§ **Given problem**:
Starting from the top of the material, restate each line exactly until the line that contains "Chart.register(...registerables);", which is also copied. Pictures are excluded.
- - -
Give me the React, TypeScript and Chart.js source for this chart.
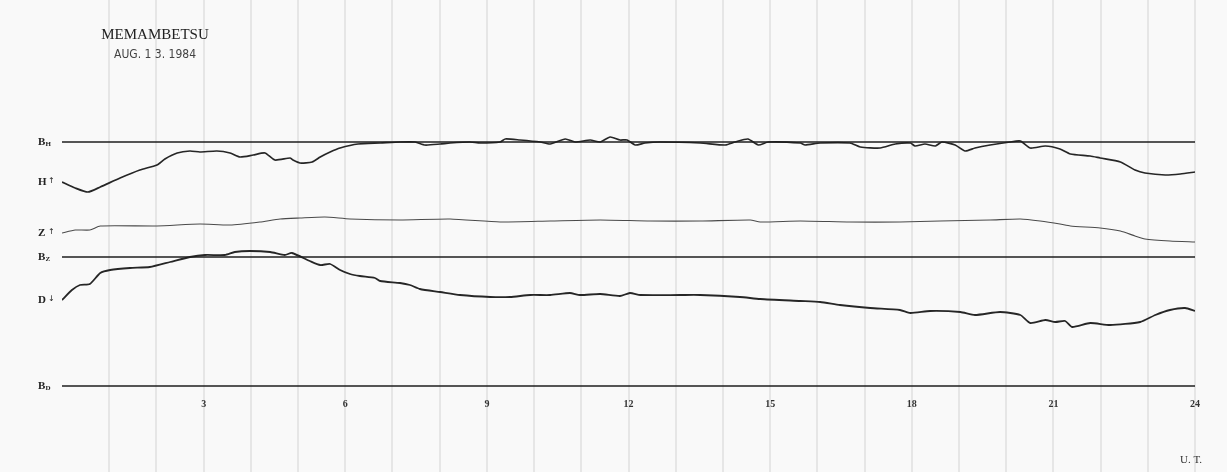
import React, { useEffect, useRef } from "react";
import { Chart, registerables } from "chart.js";

Chart.register(...registerables);

// Universal time (hours) and trace heights (arbitrary chart units, 0 = bottom of sheet)
const H_HOURS = [0, 0.28, 0.55, 0.81, 1.23, 1.65, 2.01, 2.18, 2.44, 2.71, 2.92, 3.28, 3.56, 3.77, 4.05, 4.3, 4.51, 4.83, 4.89, 5.04, 5.3, 5.47, 5.68, 5.89, 6.27, 6.74, 7.16, 7.48, 7.69, 8.01, 8.22, 8.64, 8.86, 9.28, 9.39, 9.7, 10.13, 10.34, 10.66, 10.87, 11.19, 11.4, 11.61, 11.82, 11.97, 12.14, 12.35, 12.67, 13.52, 14.05, 14.26, 14.53, 14.75, 14.96, 15.64, 15.74, 16.06, 16.69, 16.91, 17.33, 17.65, 17.97, 18.07, 18.28, 18.5, 18.64, 18.92, 19.13, 19.34, 19.66, 20.08, 20.3, 20.51, 20.83, 21.14, 21.36, 21.78, 21.99, 22.42, 22.73, 22.94, 23.37, 23.69, 24];
const H_VALUES = [290, 284, 280, 285, 294, 302, 307, 313, 319, 321, 320, 321, 319, 315, 317, 319, 312, 314, 312, 309, 310, 315, 320, 324, 328, 329, 330, 330, 327, 328, 329, 330, 329, 330, 333, 332, 330, 328, 333, 330, 332, 330, 335, 332, 332, 327, 329, 330, 329, 327, 330, 333, 327, 330, 329, 327, 329, 329, 325, 324, 328, 329, 326, 328, 326, 330, 327, 321, 324, 327, 330, 331, 324, 326, 323, 318, 316, 314, 310, 302, 299, 297, 298, 300];

const Z_HOURS = [0, 0.28, 0.59, 0.81, 2.01, 2.92, 3.56, 4.19, 4.62, 5.04, 5.57, 6.1, 7.16, 8.22, 9.28, 10.34, 11.4, 12.46, 13.52, 14.58, 14.79, 15.64, 16.69, 17.75, 18.6, 19.66, 20.3, 20.72, 21.14, 21.36, 21.99, 22.42, 22.73, 22.94, 23.47, 24];
const Z_VALUES = [239, 242, 242, 246, 246, 248, 247, 250, 253, 254, 255, 253, 252, 253, 250, 251, 252, 251, 251, 252, 250, 251, 250, 250, 251, 252, 253, 251, 248, 246, 244, 241, 236, 233, 231, 230];

const D_HOURS = [0, 0.21, 0.38, 0.59, 0.81, 1.02, 1.44, 1.86, 2.29, 2.71, 3.03, 3.45, 3.66, 3.98, 4.41, 4.72, 4.87, 5.25, 5.47, 5.68, 5.89, 6.1, 6.31, 6.63, 6.74, 7.16, 7.37, 7.58, 8.01, 8.43, 9.07, 9.49, 9.92, 10.34, 10.76, 10.97, 11.4, 11.82, 12.03, 12.25, 13.09, 13.52, 14.36, 14.79, 15.64, 16.06, 16.48, 17.12, 17.75, 17.97, 18.39, 19.03, 19.34, 19.87, 20.3, 20.51, 20.83, 21.04, 21.25, 21.4, 21.78, 22.2, 22.84, 23.16, 23.47, 23.79, 24];
const D_VALUES = [172, 182, 187, 188, 199, 202, 204, 205, 210, 215, 217, 217, 220, 221, 220, 217, 219, 211, 207, 208, 202, 198, 196, 194, 191, 189, 187, 183, 180, 177, 175, 175, 177, 177, 179, 177, 178, 176, 179, 177, 177, 177, 175, 173, 171, 170, 167, 164, 162, 159, 161, 160, 157, 160, 157, 149, 152, 150, 151, 145, 149, 147, 150, 157, 162, 164, 161];

// Base lines
const BASE_H = 330;
const BASE_Z = 215;
const BASE_D = 86;

const TICK_HOURS = [3, 6, 9, 12, 15, 18, 21, 24];
const TICK_LABELS = ["3", "6", "9", "12", "15", "18", "21", "24"];

const STATION = "MEMAMBETSU";
const DATE_TEXT = "AUG. 1 3. 1984";
const TIME_UNIT = "U. T.";

const pts = (xs: number[], ys: number[]) => xs.map((x, i) => ({ x, y: ys[i] }));
const base = (v: number) => [{ x: 0, y: v }, { x: 24, y: v }];

const textPlugin = {
  id: "magnetogramText",
  afterDatasetsDraw(chart: any) {
    const { ctx, scales } = chart;
    const xs = scales.x;
    const ys = scales.y;
    ctx.save();
    ctx.fillStyle = "#222";
    ctx.textBaseline = "middle";

    // Title
    ctx.textAlign = "center";
    ctx.font = '15px "Liberation Serif", "DejaVu Serif", serif';
    ctx.fillText(STATION, 155, 35);
    ctx.font = '12px "Liberation Sans Narrow", "DejaVu Sans Condensed", sans-serif';
    ctx.fillStyle = "#444";
    ctx.fillText(DATE_TEXT, 155, 55);

    // Left labels
    const left = 38;
    const drawB = (sub: string, v: number) => {
      const y = ys.getPixelForValue(v);
      ctx.textAlign = "left";
      ctx.fillStyle = "#222";
      ctx.font = 'bold 11px "Liberation Serif", "DejaVu Serif", serif';
      ctx.fillText("B", left, y);
      ctx.font = 'bold 7px "Liberation Serif", "DejaVu Serif", serif';
      ctx.fillText(sub, left + 7.5, y + 2);
    };
    const drawC = (c: string, arrow: string, v: number) => {
      const y = ys.getPixelForValue(v);
      ctx.textAlign = "left";
      ctx.fillStyle = "#222";
      ctx.font = 'bold 11px "Liberation Serif", "DejaVu Serif", serif';
      ctx.fillText(c, left, y);
      ctx.font = '8px "DejaVu Sans", sans-serif';
      ctx.fillText(arrow, left + 10, y - 1);
    };
    drawB("H", BASE_H);
    drawB("Z", BASE_Z);
    drawB("D", BASE_D);
    drawC("H", "↑", H_VALUES[0]);
    drawC("Z", "↑", Z_VALUES[0]);
    drawC("D", "↓", D_VALUES[0]);

    // Time ticks
    ctx.textAlign = "center";
    ctx.font = 'bold 10px "Liberation Serif", "DejaVu Serif", serif';
    ctx.fillStyle = "#333";
    TICK_HOURS.forEach((h, i) => {
      ctx.fillText(TICK_LABELS[i], xs.getPixelForValue(h), 404);
    });
    ctx.font = '11px "Liberation Serif", "DejaVu Serif", serif';
    ctx.fillText(TIME_UNIT, xs.getPixelForValue(24) - 4, 460);
    ctx.restore();
  },
};

export default function App() {
  const ref = useRef<HTMLCanvasElement>(null);
  useEffect(() => {
    if (!ref.current) return;
    const traceStyle = (color: string, w: number) => ({
      borderColor: color,
      borderWidth: w,
      pointRadius: 0,
      tension: 0.2,
      fill: false,
    });
    const chart = new Chart(ref.current, {
      type: "line",
      data: {
        datasets: [
          { label: "BH", data: base(BASE_H), ...traceStyle("#1e1e1e", 1.4), tension: 0 },
          { label: "BZ", data: base(BASE_Z), ...traceStyle("#1e1e1e", 1.4), tension: 0 },
          { label: "BD", data: base(BASE_D), ...traceStyle("#1e1e1e", 1.4), tension: 0 },
          { label: "H", data: pts(H_HOURS, H_VALUES), ...traceStyle("#262626", 1.7) },
          { label: "Z", data: pts(Z_HOURS, Z_VALUES), ...traceStyle("#4a4a4a", 1.1) },
          { label: "D", data: pts(D_HOURS, D_VALUES), ...traceStyle("#262626", 1.8) },
        ],
      },
      options: {
        animation: false,
        responsive: false,
        maintainAspectRatio: false,
        layout: { padding: { left: 62, right: 32, top: 0, bottom: 0 } },
        plugins: { legend: { display: false }, tooltip: { enabled: false }, title: { display: false } },
        scales: {
          x: {
            type: "linear",
            min: 0,
            max: 24,
            ticks: { display: false, stepSize: 1 },
            border: { display: false },
            grid: {
              drawTicks: false,
              lineWidth: 2,
              color: (c: any) => (c.tick && c.tick.value === 0 ? "rgba(0,0,0,0)" : "#e6e6e6"),
            },
          },
          y: {
            display: false,
            min: 0,
            max: 472,
          },
        },
      },
      plugins: [textPlugin],
    });
    return () => chart.destroy();
  }, []);
  return (
    <div style={{ position: "absolute", left: 0, top: 0, width: 1227, height: 472, background: "#f9f9f9" }}>
      <canvas ref={ref} width={1227} height={472} />
    </div>
  );
}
- - -
§ **Solved exercise**:
Give me the React, TypeScript and Chart.js source for this chart.
import React, { useEffect, useRef } from "react";
import { Chart, registerables } from "chart.js";

Chart.register(...registerables);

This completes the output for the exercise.